As we get closer and closer to a time when we might return to being together, it could not be more important to remind one another of our commitment to being together – beginning with life together at church.
Just as those early converts to Christianity realize, life begins at church. Their relationship with one another is found in their fellowship at the Temple. They never give up being good Jews in the Temple courts – they continue to worship at the Temple, but their commitment to God is bigger and stronger and deeper than anything they have ever experienced there before. This is personal. This is the largest tent revival ever known, and they are dedicated to carrying their new diploma throughout today and tomorrow and into next week and the week after that… and for the rest of their lives barking their stories without reserve. This is a certificate that is going to open doors for them – most importantly is the door to eternal life, and they are unbendable in seeking that new opportunity. Life has a new purpose – and it is unending!
These folks are persistent in the time they give to one another and unwavering in the time they give to God. And they carry that time spent in worship out into the world with them.
There is a unity here unknown before. And in that unity, they recognize the needs of one another and everyone gives according to the needs of the whole. Everyone voluntarily gives to the community so that anyone who has need could be cared for. What an example for us today!

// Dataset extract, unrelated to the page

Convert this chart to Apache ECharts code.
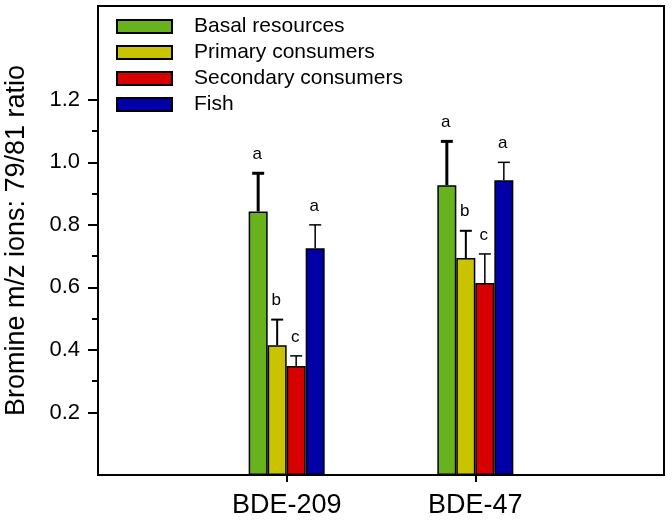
<!DOCTYPE html>
<html>
<head>
<meta charset="utf-8">
<script src="https://cdn.jsdelivr.net/npm/echarts@6/dist/echarts.min.js"></script>
<style>html,body{margin:0;padding:0;background:#fff}#c{width:672px;height:522px}</style>
</head>
<body>
<div id="c"></div>
<script>
// ---- data ----
var categories = ['', 'BDE-209', 'BDE-47', ''];
var seriesNames = ['Basal resources', 'Primary consumers', 'Secondary consumers', 'Fish'];
var basalMean     = [null, 0.843, 0.927, null];
var primaryMean   = [null, 0.415, 0.694, null];
var secondaryMean = [null, 0.349, 0.614, null];
var fishMean      = [null, 0.725, 0.943, null];
var basalUpper     = [null, 0.965, 1.067, null];
var primaryUpper   = [null, 0.497, 0.781, null];
var secondaryUpper = [null, 0.381, 0.707, null];
var fishUpper      = [null, 0.800, 1.000, null];
var lettersBDE209 = ['a', 'b', 'c', 'a'];
var lettersBDE47  = ['a', 'b', 'c', 'a'];
var majorTicks = [0.2, 0.4, 0.6, 0.8, 1.0, 1.2];
var minorTicks = [0.3, 0.5, 0.7, 0.9, 1.1];

// ---- styling ----
var colors = ['#68b31d', '#c9c300', '#d60000', '#0000a6'];
var errWidths = [3, 2, 1.5, 1.5];
var barW = 19;
var FONT = 'Liberation Sans, Arial, sans-serif';

var means = [basalMean, primaryMean, secondaryMean, fishMean];
var uppers = [basalUpper, primaryUpper, secondaryUpper, fishUpper];
var letterSets = [null, lettersBDE209, lettersBDE47, null];

var errData = [];
var errLetters = [];
for (var g = 1; g <= 2; g++) {
  for (var s = 0; s < 4; s++) {
    errData.push([g, s, means[s][g], uppers[s][g]]);
    errLetters.push(letterSets[g][s]);
  }
}

var barSeries = seriesNames.map(function (n, i) {
  return {
    name: n, type: 'bar', data: means[i], barWidth: barW, barGap: '0%',
    itemStyle: { color: colors[i], borderColor: '#000', borderWidth: 1.5 },
    yAxisIndex: 0
  };
});

var chart = echarts.init(document.getElementById('c'), null, { renderer: 'canvas' });
chart.setOption({
  animation: false,
  textStyle: { fontFamily: FONT },
  grid: { left: 98, right: 8, top: 6, bottom: 47, show: true, borderColor: '#000', borderWidth: 2,
    backgroundColor: 'transparent', containLabel: false, outerBoundsMode: 'none' },
  legend: {
    data: seriesNames, orient: 'vertical', left: 116, top: 16, padding: 0,
    itemWidth: 55, itemHeight: 13, itemGap: 5, icon: 'rect',
    textStyle: { fontSize: 21, color: '#000', fontFamily: FONT, padding: [0, 0, 0, 17] }
  },
  xAxis: {
    type: 'category', data: categories, boundaryGap: false,
    axisLine: { lineStyle: { color: '#000', width: 2 } },
    axisTick: { show: true, length: 7, lineStyle: { color: '#000', width: 2 },
      interval: function (idx) { return idx === 1 || idx === 2; } },
    axisLabel: { fontSize: 27, color: '#000', margin: 17, fontFamily: FONT,
      interval: function (idx) { return idx === 1 || idx === 2; } },
    splitLine: { show: false }
  },
  yAxis: [
    {
      type: 'value', min: 0, max: 1.5, position: 'left',
      name: 'Bromine m/z ions: 79/81 ratio', nameLocation: 'middle', nameGap: 68,
      nameTextStyle: { fontSize: 27, color: '#000', fontFamily: FONT },
      axisLine: { show: true, lineStyle: { color: '#000', width: 2 } },
      axisTick: { show: true, length: 10, lineStyle: { color: '#000', width: 2 }, customValues: majorTicks },
      axisLabel: { fontSize: 22, color: '#000', margin: 18, fontFamily: FONT, customValues: majorTicks,
        formatter: function (v) { return v.toFixed(1); } },
      splitLine: { show: false }
    },
    {
      type: 'value', min: 0, max: 1.5, position: 'left', offset: 0,
      axisLine: { show: false },
      axisTick: { show: true, length: 6, lineStyle: { color: '#000', width: 2 }, customValues: minorTicks },
      axisLabel: { show: false },
      splitLine: { show: false }
    }
  ],
  series: barSeries.concat([{
    type: 'custom', yAxisIndex: 0, z: 5,
    data: errData,
    encode: { x: 0, y: [2, 3] },
    renderItem: function (params, api) {
      var c = api.value(0), s = api.value(1), m = api.value(2), u = api.value(3);
      var p0 = api.coord([c, m]);
      var p1 = api.coord([c, u]);
      var x = p0[0] + (s - 1.5) * barW;
      var w = errWidths[s];
      return {
        type: 'group',
        children: [
          { type: 'line', shape: { x1: x, y1: p0[1], x2: x, y2: p1[1] }, style: { stroke: '#000', lineWidth: w } },
          { type: 'line', shape: { x1: x - 6, y1: p1[1], x2: x + 6, y2: p1[1] }, style: { stroke: '#000', lineWidth: w } },
          { type: 'text', style: { text: errLetters[params.dataIndex], x: x - 1, y: p1[1] - 19,
              align: 'center', verticalAlign: 'middle', fontSize: 17, fill: '#000', fontFamily: FONT } }
        ]
      };
    }
  }])
});
</script>
</body>
</html>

They take care of one another understanding that this is how they are to love one another. This is social justice at the top of its game! This is total commitment to the good of the world. Passionate not just for the Scriptures and to the teaching, but completely unswerving in their task – faithful to the way of life that shows Jesus Christ to the world.

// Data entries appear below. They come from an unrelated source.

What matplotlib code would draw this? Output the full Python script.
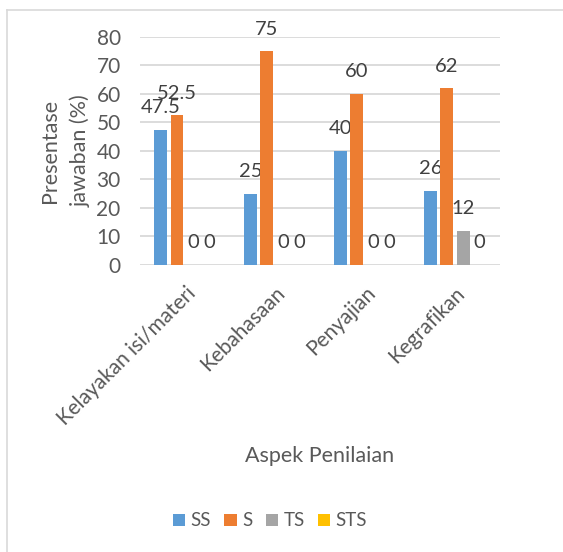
import matplotlib
matplotlib.use("Agg")
import numpy as np
import matplotlib.pyplot as plt
from matplotlib.lines import Line2D

plt.rcParams['font.family'] = ['Lato', 'DejaVu Sans']

categories = ['Kelayakan isi/materi', 'Kebahasaan', 'Penyajian', 'Kegrafikan']
series_names = ['SS', 'S', 'TS', 'STS']
ss = [47.5, 25, 40, 26]
s = [52.5, 75, 60, 62]
ts = [0, 0, 0, 12]
sts = [0, 0, 0, 0]
colors = ['#5B9BD5', '#ED7D31', '#A5A5A5', '#FFC000']
text_col = '#595959'

fig = plt.figure(figsize=(5.63, 5.52), dpi=100)
ax = fig.add_axes([0.249, 0.520, 0.639, 0.413])

x = np.arange(len(categories))
slot = 0.181
width = 0.144
for i, (name, vals) in enumerate(zip(series_names, [ss, s, ts, sts])):
    pos = x + (i - 1.5) * slot
    bars = ax.bar(pos, vals, width, color=colors[i], label=name, zorder=3)
    for b, v in zip(bars, vals):
        lab = f'{v:g}'
        ax.annotate(lab, (b.get_x() + b.get_width() / 2, v),
                    xytext=(0, 16), textcoords='offset points',
                    ha='center', va='center', fontsize=14.5, color='#404040')

ax.set_xlim(-0.5, len(categories) - 0.5)
ax.set_ylim(0, 80)
ax.set_yticks(range(0, 81, 10))
ax.yaxis.grid(True, color='#d9d9d9', linewidth=1.3, zorder=0)
for sp in ax.spines.values():
    sp.set_visible(False)
ax.tick_params(length=0, labelsize=15, colors=text_col)
ax.tick_params(axis='y', pad=14)
ax.set_xticks(x)
ax.set_xticklabels(categories, rotation=45, ha='right', rotation_mode='anchor')
ax.tick_params(axis='x', pad=13)

ax.set_ylabel('Presentase\njawaban (%)', fontsize=15.5, color=text_col, labelpad=4,
              linespacing=1.65)
fig.text(320 / 563, 1 - 456 / 552, 'Aspek Penilaian', ha='center', va='center',
         fontsize=15.5, color=text_col)

fig.legend(loc='center', bbox_to_anchor=(270 / 563, 1 - 521 / 552), ncol=4,
           frameon=False, fontsize=13.5, handlelength=0.65, handleheight=0.65,
           handletextpad=0.3, columnspacing=0.7, labelcolor=text_col)

# chart border
fig.add_artist(Line2D([7.5 / 563, 7.5 / 563], [0, 1 - 10 / 552],
                      transform=fig.transFigure, color='#d9d9d9', linewidth=1.2))
fig.add_artist(Line2D([7.5 / 563, 1], [1 - 10 / 552, 1 - 10 / 552],
                      transform=fig.transFigure, color='#d9d9d9', linewidth=1.2))

fig.savefig('out.png', dpi=100)
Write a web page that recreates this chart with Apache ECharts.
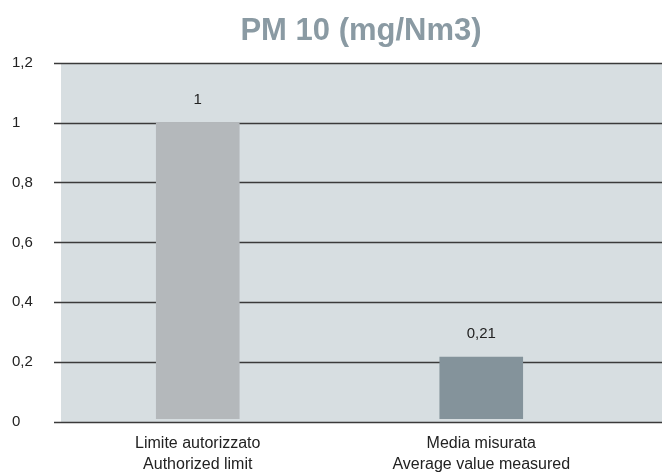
<!DOCTYPE html>
<html>
<head>
<meta charset="utf-8">
<script src="https://cdn.jsdelivr.net/npm/echarts@6/dist/echarts.min.js"></script>
<style>html,body{margin:0;padding:0;background:#fff}#c{width:662px;height:475px}</style>
</head>
<body>
<div id="c"></div>
<script>
const title = 'PM 10 (mg/Nm3)';
const categories = ['Limite autorizzato\nAuthorized limit', 'Media misurata\nAverage value measured'];
const values = [1, 0.21];
const barColors = ['#b4b8bb', '#84939b'];
const yMin = 0, yMax = 1.2, yStep = 0.2;

const fmt = v => String(+v.toFixed(2)).replace('.', ',');
const font = 'Liberation Sans, Arial, sans-serif';

const chart = echarts.init(document.getElementById('c'), null, {renderer: 'canvas'});
const gTop = 63, gBottom = 53;
chart.setOption({
  animation: false,
  title: {
    text: title, left: 356, top: 11, textAlign: 'center',
    textStyle: {fontFamily: font, fontWeight: 'bold', fontSize: 31, color: '#8a9aa3'}
  },
  grid: [
    {left: 54, right: 0, top: gTop, bottom: gBottom},
    {left: 61, right: 0, top: gTop, bottom: gBottom, show: true, backgroundColor: '#d7dee1', borderWidth: 0, z: -5},
    {left: 56, right: 39, top: gTop, bottom: gBottom}
  ],
  xAxis: [
    {gridIndex: 0, type: 'value', show: false},
    {gridIndex: 1, type: 'value', show: false},
    {gridIndex: 2, type: 'category', data: categories,
     axisLine: {show: false}, axisTick: {show: false},
     axisLabel: {margin: 14, fontFamily: font, fontSize: 16, lineHeight: 21, color: '#222', interval: 0}}
  ],
  yAxis: [
    {gridIndex: 0, type: 'value', min: yMin, max: yMax, interval: yStep, z: 1,
     axisLine: {show: false}, axisTick: {show: false},
     axisLabel: {align: 'left', margin: 42, fontFamily: font, fontSize: 15, color: '#222', formatter: fmt},
     splitLine: {show: true, lineStyle: {color: '#3a3a3a', width: 1.3}}},
    {gridIndex: 1, type: 'value', min: yMin, max: yMax, show: false, splitLine: {show: false}},
    {gridIndex: 2, type: 'value', min: yMin, max: yMax, interval: yStep, show: false, splitLine: {show: false}}
  ],
  series: [{
    type: 'bar', xAxisIndex: 2, yAxisIndex: 2, z: 3,
    barWidth: '29.5%',
    data: values.map((v, i) => ({value: v, itemStyle: {color: barColors[i]}})),
    label: {show: true, position: 'top', distance: 15, fontFamily: font, fontSize: 15, color: '#222', formatter: p => fmt(p.value)}
  }]
});
</script>
</body>
</html>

And with the center of this commitment being the worship of God, the fanatical enthusiasm for Jesus Christ as their Savior, the devotion to relationship with one another – with that as the center of their lives – with that as the center of our lives – the church grows. When you commit to developing ties within the framework of the Church, the Church grows.

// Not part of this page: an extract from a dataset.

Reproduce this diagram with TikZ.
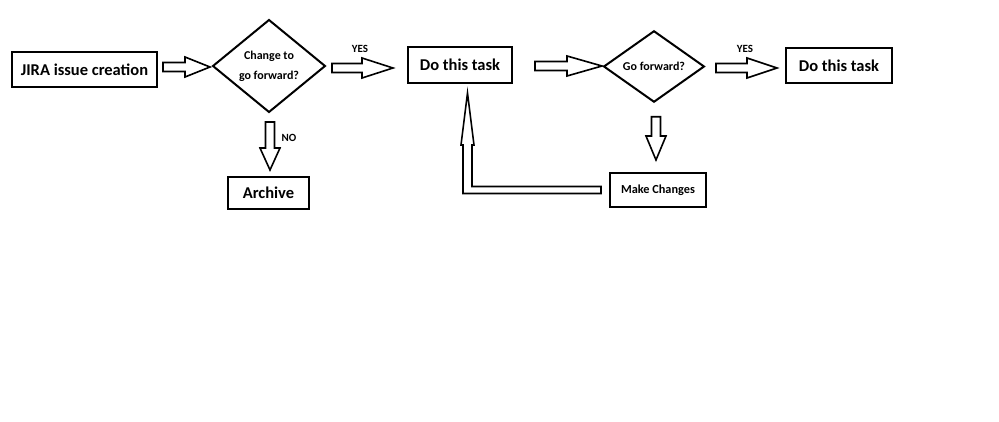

“And in those relationships, day by day the Lord added to their number.” Do you hear it? In the relationships, the Church grows.
We worship together, we talk together, we pray together, we spend time together – even when it has to be through technology for a time – and we tell one another the stories of the Church. And in the togetherness, God blesses us and the Church grows.
Without the effort, though, the Church will not grow. And when you are not growing, you are dying. That’s the danger.
When I stop to think about it, I think maybe I want to be a little more like the dog. Once I’ve heard the Gospel message, and I realize the danger of the world around us, once I have found that there is a need to tell others about the saving grace of Jesus Christ, once I embrace Jesus Christ in my heart and feel compelled to spread his Word… then I have to bark every second with full commitment until my Master comes.
And it doesn’t matter if sometimes I feel completely exhausted. Nor does it matter if I feel that everything is striking against me time after time. I want to be completely committed to the cause because when we are in awe of the Living God, when we live in a wonderful harmony following a daily discipline of worship, when we celebrate as we praise God, when we are dedicated to relationship and intentional in loving and caring for one another – THAT’s when every day our number grows as God adds those who are saved, and THAT’s our fully committed response to the Word of God.